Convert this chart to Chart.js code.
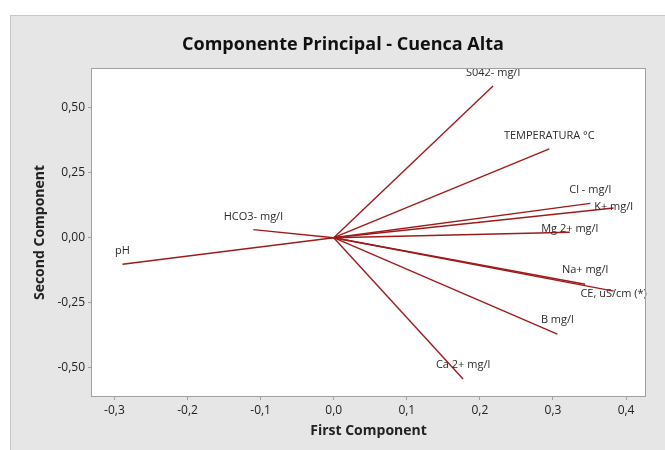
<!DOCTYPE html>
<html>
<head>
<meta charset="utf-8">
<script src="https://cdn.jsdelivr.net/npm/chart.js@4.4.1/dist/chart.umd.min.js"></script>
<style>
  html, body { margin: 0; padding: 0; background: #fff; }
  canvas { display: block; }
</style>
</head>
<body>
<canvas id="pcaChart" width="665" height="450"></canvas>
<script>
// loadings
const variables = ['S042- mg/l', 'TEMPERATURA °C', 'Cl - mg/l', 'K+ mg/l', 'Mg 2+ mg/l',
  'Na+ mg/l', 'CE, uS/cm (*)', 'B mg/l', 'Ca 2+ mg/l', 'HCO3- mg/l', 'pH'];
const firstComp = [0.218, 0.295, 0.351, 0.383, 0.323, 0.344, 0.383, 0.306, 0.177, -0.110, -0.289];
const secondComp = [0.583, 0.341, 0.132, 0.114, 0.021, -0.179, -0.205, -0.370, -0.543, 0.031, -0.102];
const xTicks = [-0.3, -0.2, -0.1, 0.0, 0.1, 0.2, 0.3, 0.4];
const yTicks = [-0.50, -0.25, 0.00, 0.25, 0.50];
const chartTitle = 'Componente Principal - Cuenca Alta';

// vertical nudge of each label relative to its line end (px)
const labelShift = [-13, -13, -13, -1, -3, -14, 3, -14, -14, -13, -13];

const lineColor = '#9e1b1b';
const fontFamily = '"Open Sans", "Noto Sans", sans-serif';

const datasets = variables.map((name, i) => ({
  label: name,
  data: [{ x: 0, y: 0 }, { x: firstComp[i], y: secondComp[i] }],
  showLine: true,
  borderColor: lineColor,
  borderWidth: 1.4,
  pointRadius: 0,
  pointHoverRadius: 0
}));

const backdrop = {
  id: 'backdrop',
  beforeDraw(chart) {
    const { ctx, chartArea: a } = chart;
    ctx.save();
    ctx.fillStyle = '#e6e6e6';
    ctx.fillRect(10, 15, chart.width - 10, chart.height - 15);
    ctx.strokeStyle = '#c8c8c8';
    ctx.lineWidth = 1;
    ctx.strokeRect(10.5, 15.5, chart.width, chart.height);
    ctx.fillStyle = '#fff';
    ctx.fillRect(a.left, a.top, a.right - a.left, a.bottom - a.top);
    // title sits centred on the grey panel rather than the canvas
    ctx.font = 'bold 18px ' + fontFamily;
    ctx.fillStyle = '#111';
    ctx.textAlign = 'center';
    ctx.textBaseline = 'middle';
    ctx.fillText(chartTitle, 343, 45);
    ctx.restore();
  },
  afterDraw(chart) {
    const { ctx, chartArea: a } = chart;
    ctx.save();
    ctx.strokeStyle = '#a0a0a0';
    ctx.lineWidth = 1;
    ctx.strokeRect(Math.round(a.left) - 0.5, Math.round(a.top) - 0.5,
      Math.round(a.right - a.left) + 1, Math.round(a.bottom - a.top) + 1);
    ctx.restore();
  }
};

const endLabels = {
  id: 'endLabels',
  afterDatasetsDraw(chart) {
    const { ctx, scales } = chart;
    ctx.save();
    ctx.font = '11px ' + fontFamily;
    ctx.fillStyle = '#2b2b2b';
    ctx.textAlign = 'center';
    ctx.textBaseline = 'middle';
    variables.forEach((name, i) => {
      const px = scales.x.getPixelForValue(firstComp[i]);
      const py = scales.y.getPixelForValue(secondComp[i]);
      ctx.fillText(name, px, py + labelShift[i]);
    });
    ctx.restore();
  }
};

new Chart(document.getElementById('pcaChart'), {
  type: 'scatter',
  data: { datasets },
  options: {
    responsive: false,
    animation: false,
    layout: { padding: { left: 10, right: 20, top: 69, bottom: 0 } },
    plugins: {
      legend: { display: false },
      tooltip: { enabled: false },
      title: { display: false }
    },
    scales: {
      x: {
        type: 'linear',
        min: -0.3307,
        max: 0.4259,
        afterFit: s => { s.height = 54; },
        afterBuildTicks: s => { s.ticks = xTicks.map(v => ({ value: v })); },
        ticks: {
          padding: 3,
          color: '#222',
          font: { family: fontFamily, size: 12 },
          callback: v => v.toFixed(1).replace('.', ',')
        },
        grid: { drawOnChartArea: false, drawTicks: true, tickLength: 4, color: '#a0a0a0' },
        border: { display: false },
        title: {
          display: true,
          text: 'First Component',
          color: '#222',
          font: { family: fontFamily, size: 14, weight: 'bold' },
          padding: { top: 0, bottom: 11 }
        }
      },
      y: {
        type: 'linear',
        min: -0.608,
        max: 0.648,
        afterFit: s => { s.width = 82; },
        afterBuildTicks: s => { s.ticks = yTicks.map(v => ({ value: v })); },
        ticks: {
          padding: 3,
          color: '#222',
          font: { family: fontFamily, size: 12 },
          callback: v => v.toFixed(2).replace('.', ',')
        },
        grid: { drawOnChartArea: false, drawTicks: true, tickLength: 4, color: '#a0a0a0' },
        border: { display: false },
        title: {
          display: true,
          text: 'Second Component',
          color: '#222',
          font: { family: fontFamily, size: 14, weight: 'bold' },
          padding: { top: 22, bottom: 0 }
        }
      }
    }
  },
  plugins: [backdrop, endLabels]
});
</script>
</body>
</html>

━━━━━━━━━━━━━━━━━━━━━━━━━━━━━━

◆ Exercise
Reproduce the whole listing above word for word, but not its pictures.

◆ Reply
Convert this chart to Chart.js code.
<!DOCTYPE html>
<html>
<head>
<meta charset="utf-8">
<script src="https://cdn.jsdelivr.net/npm/chart.js@4.4.1/dist/chart.umd.min.js"></script>
<style>
  html, body { margin: 0; padding: 0; background: #fff; }
  canvas { display: block; }
</style>
</head>
<body>
<canvas id="pcaChart" width="665" height="450"></canvas>
<script>
// loadings
const variables = ['S042- mg/l', 'TEMPERATURA °C', 'Cl - mg/l', 'K+ mg/l', 'Mg 2+ mg/l',
  'Na+ mg/l', 'CE, uS/cm (*)', 'B mg/l', 'Ca 2+ mg/l', 'HCO3- mg/l', 'pH'];
const firstComp = [0.218, 0.295, 0.351, 0.383, 0.323, 0.344, 0.383, 0.306, 0.177, -0.110, -0.289];
const secondComp = [0.583, 0.341, 0.132, 0.114, 0.021, -0.179, -0.205, -0.370, -0.543, 0.031, -0.102];
const xTicks = [-0.3, -0.2, -0.1, 0.0, 0.1, 0.2, 0.3, 0.4];
const yTicks = [-0.50, -0.25, 0.00, 0.25, 0.50];
const chartTitle = 'Componente Principal - Cuenca Alta';

// vertical nudge of each label relative to its line end (px)
const labelShift = [-13, -13, -13, -1, -3, -14, 3, -14, -14, -13, -13];

const lineColor = '#9e1b1b';
const fontFamily = '"Open Sans", "Noto Sans", sans-serif';

const datasets = variables.map((name, i) => ({
  label: name,
  data: [{ x: 0, y: 0 }, { x: firstComp[i], y: secondComp[i] }],
  showLine: true,
  borderColor: lineColor,
  borderWidth: 1.4,
  pointRadius: 0,
  pointHoverRadius: 0
}));

const backdrop = {
  id: 'backdrop',
  beforeDraw(chart) {
    const { ctx, chartArea: a } = chart;
    ctx.save();
    ctx.fillStyle = '#e6e6e6';
    ctx.fillRect(10, 15, chart.width - 10, chart.height - 15);
    ctx.strokeStyle = '#c8c8c8';
    ctx.lineWidth = 1;
    ctx.strokeRect(10.5, 15.5, chart.width, chart.height);
    ctx.fillStyle = '#fff';
    ctx.fillRect(a.left, a.top, a.right - a.left, a.bottom - a.top);
    // title sits centred on the grey panel rather than the canvas
    ctx.font = 'bold 18px ' + fontFamily;
    ctx.fillStyle = '#111';
    ctx.textAlign = 'center';
    ctx.textBaseline = 'middle';
    ctx.fillText(chartTitle, 343, 45);
    ctx.restore();
  },
  afterDraw(chart) {
    const { ctx, chartArea: a } = chart;
    ctx.save();
    ctx.strokeStyle = '#a0a0a0';
    ctx.lineWidth = 1;
    ctx.strokeRect(Math.round(a.left) - 0.5, Math.round(a.top) - 0.5,
      Math.round(a.right - a.left) + 1, Math.round(a.bottom - a.top) + 1);
    ctx.restore();
  }
};

const endLabels = {
  id: 'endLabels',
  afterDatasetsDraw(chart) {
    const { ctx, scales } = chart;
    ctx.save();
    ctx.font = '11px ' + fontFamily;
    ctx.fillStyle = '#2b2b2b';
    ctx.textAlign = 'center';
    ctx.textBaseline = 'middle';
    variables.forEach((name, i) => {
      const px = scales.x.getPixelForValue(firstComp[i]);
      const py = scales.y.getPixelForValue(secondComp[i]);
      ctx.fillText(name, px, py + labelShift[i]);
    });
    ctx.restore();
  }
};

new Chart(document.getElementById('pcaChart'), {
  type: 'scatter',
  data: { datasets },
  options: {
    responsive: false,
    animation: false,
    layout: { padding: { left: 10, right: 20, top: 69, bottom: 0 } },
    plugins: {
      legend: { display: false },
      tooltip: { enabled: false },
      title: { display: false }
    },
    scales: {
      x: {
        type: 'linear',
        min: -0.3307,
        max: 0.4259,
        afterFit: s => { s.height = 54; },
        afterBuildTicks: s => { s.ticks = xTicks.map(v => ({ value: v })); },
        ticks: {
          padding: 3,
          color: '#222',
          font: { family: fontFamily, size: 12 },
          callback: v => v.toFixed(1).replace('.', ',')
        },
        grid: { drawOnChartArea: false, drawTicks: true, tickLength: 4, color: '#a0a0a0' },
        border: { display: false },
        title: {
          display: true,
          text: 'First Component',
          color: '#222',
          font: { family: fontFamily, size: 14, weight: 'bold' },
          padding: { top: 0, bottom: 11 }
        }
      },
      y: {
        type: 'linear',
        min: -0.608,
        max: 0.648,
        afterFit: s => { s.width = 82; },
        afterBuildTicks: s => { s.ticks = yTicks.map(v => ({ value: v })); },
        ticks: {
          padding: 3,
          color: '#222',
          font: { family: fontFamily, size: 12 },
          callback: v => v.toFixed(2).replace('.', ',')
        },
        grid: { drawOnChartArea: false, drawTicks: true, tickLength: 4, color: '#a0a0a0' },
        border: { display: false },
        title: {
          display: true,
          text: 'Second Component',
          color: '#222',
          font: { family: fontFamily, size: 14, weight: 'bold' },
          padding: { top: 22, bottom: 0 }
        }
      }
    }
  },
  plugins: [backdrop, endLabels]
});
</script>
</body>
</html>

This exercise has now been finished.